One of the reasons that blogging on LinkedIn is a questionable long-run strategy is that its not indexed and organized to be easy to find later. The news feed is meant to be addictive and interactive in the moment, not optimized to log material in-depth on a topic.
It seems intentionally hard to find your content later and link back to it when it would be relevant to reuse in presentations or other dialogs off the LinkedIn platform. This is a minor example of how SaaS companies can make their products sticky and hard to quit in the long-run, by owning the data you develop through their platform.
As massive volumes of data can now be analyzed, meta analysis across companies in the same industry (who share common data structures and business metrics on a SaaS platform) can now be completed with relative ease.
Data architecture and engineering are increasingly valuable skills at the small scale for analysts working in desktop applications — e.g. Microsoft’s Power Query and at much larger scales for database administrators and data scientist.
As you start to blend data from across sources you can build out novel analyses with predictive power, but to do this you need to centralize and structure it to be machine readable — cueing the need for ETL tools.
The myriad of options for ETL are entirely overwhelming. Portable has compiled the most comprehensive list I’ve seen to date with 100! Naturally, they have ranked themselves highest among the group and I’m in not position to refute that given my limited exposure to competitors and recent positive experience using Portable to connect to ServiceTitan.
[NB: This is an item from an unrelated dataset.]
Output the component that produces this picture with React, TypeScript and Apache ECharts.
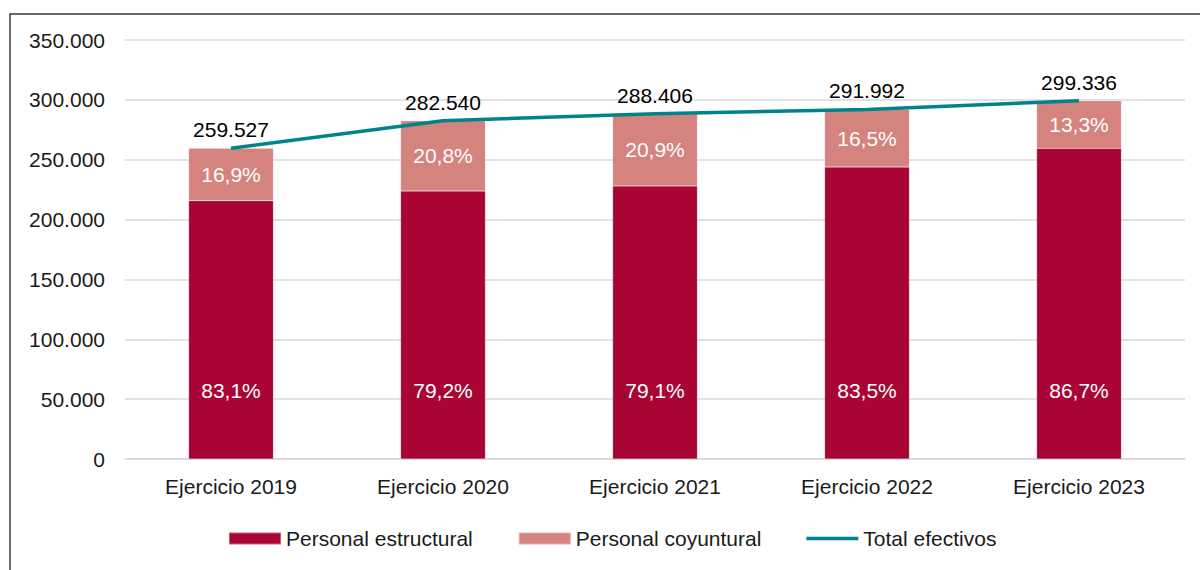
import React, { useEffect, useRef } from "react";
import * as echarts from "echarts";

const categories = ["Ejercicio 2019", "Ejercicio 2020", "Ejercicio 2021", "Ejercicio 2022", "Ejercicio 2023"];
const estructural = [215667, 223772, 228129, 243813, 259524];
const coyuntural = [43860, 58768, 60277, 48179, 39812];
const totales = [259527, 282540, 288406, 291992, 299336];
const pctEstructural = ["83,1%", "79,2%", "79,1%", "83,5%", "86,7%"];
const pctCoyuntural = ["16,9%", "20,8%", "20,9%", "16,5%", "13,3%"];
const totalLabels = ["259.527", "282.540", "288.406", "291.992", "299.336"];

const FONT = "Liberation Sans, Arial, sans-serif";
const FS = 21;

const fmt = (v: number) => String(v).replace(/\B(?=(\d{3})+(?!\d))/g, ".");

export default function App() {
  const ref = useRef<HTMLDivElement>(null);
  useEffect(() => {
    if (!ref.current) return;
    const chart = echarts.init(ref.current, undefined, { renderer: "svg" });
    chart.setOption({
      animation: false,
      backgroundColor: "#ffffff",
      textStyle: { fontFamily: FONT },
      grid: { left: 125, right: 15, top: 40, bottom: 111, containLabel: false },
      graphic: [
        {
          type: "rect",
          shape: { x: 10, y: 14, width: 1220, height: 600 },
          style: { fill: "none", stroke: "#3a3a3a", lineWidth: 1.5 },
          z: 100,
          silent: true,
        },
      ],
      legend: {
        bottom: 21,
        left: 228,
        padding: 0,
        itemWidth: 52,
        itemHeight: 12,
        itemGap: 45,
        textStyle: { fontSize: FS, color: "#1a1a1a", fontFamily: FONT },
        data: [
          { name: "Personal estructural", icon: "rect" },
          { name: "Personal coyuntural", icon: "rect" },
          {
            name: "Total efectivos",
            icon: "path://M0,0 L0,0 M0,4.2 L52,4.2 L52,7.8 L0,7.8 Z M52,12 L52,12",
          },
        ],
      },
      xAxis: {
        type: "category",
        data: categories,
        axisLine: { show: true, lineStyle: { color: "#d9d9d9", width: 1.5 } },
        axisTick: { show: false },
        axisLabel: { fontSize: FS, color: "#1a1a1a", margin: 17, fontFamily: FONT },
      },
      yAxis: {
        type: "value",
        min: 0,
        max: 350000,
        interval: 50000,
        axisLine: { show: false },
        axisTick: { show: false },
        splitLine: { lineStyle: { color: "#d9d9d9", width: 1.5 } },
        axisLabel: {
          fontSize: FS,
          color: "#1a1a1a",
          margin: 20,
          fontFamily: FONT,
          formatter: (v: number) => fmt(v),
        },
      },
      series: [
        {
          name: "Personal estructural",
          type: "bar",
          stack: "t",
          barWidth: "40%",
          data: estructural,
          itemStyle: { color: "#A80535", borderColor: "rgba(255,255,255,0.35)", borderWidth: 0.5 },
          label: {
            show: true,
            position: "insideBottom",
            distance: 58,
            color: "#ffffff",
            fontSize: FS,
            fontFamily: FONT,
            formatter: (p: any) => pctEstructural[p.dataIndex],
          },
        },
        {
          name: "Personal coyuntural",
          type: "bar",
          stack: "t",
          barWidth: "40%",
          data: coyuntural,
          itemStyle: { color: "#D4837E", borderColor: "rgba(255,255,255,0.35)", borderWidth: 0.5 },
          label: {
            show: true,
            position: "inside",
            color: "#ffffff",
            fontSize: FS,
            fontFamily: FONT,
            formatter: (p: any) => pctCoyuntural[p.dataIndex],
          },
        },
        {
          name: "Total efectivos",
          type: "line",
          data: totales,
          symbol: "circle",
          symbolSize: 0,
          showSymbol: true,
          lineStyle: { color: "#00838A", width: 3.5 },
          itemStyle: { color: "#00838A" },
          z: 5,
          label: {
            show: true,
            position: "top",
            distance: 8,
            color: "#000000",
            fontSize: FS,
            fontFamily: FONT,
            formatter: (p: any) => totalLabels[p.dataIndex],
          },
        },
      ],
    });
    return () => chart.dispose();
  }, []);
  return (
    <div
      ref={ref}
      style={{ position: "fixed", left: 0, top: 0, width: 1200, height: 570, background: "#fff" }}
    />
  );
}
If you think of ETL as the logistics of the data world, its hardly surprising there are so many solutions available. Check out the BLS.gov stats on the percentage of Americans employed as drivers and imagine all the types of physical logistics — uber, long-haul truckers, local deliveries, school bus drivers, its seemingly endless and each trade has different vehicle types, wage structures –why would the digital transportation be any less nuanced?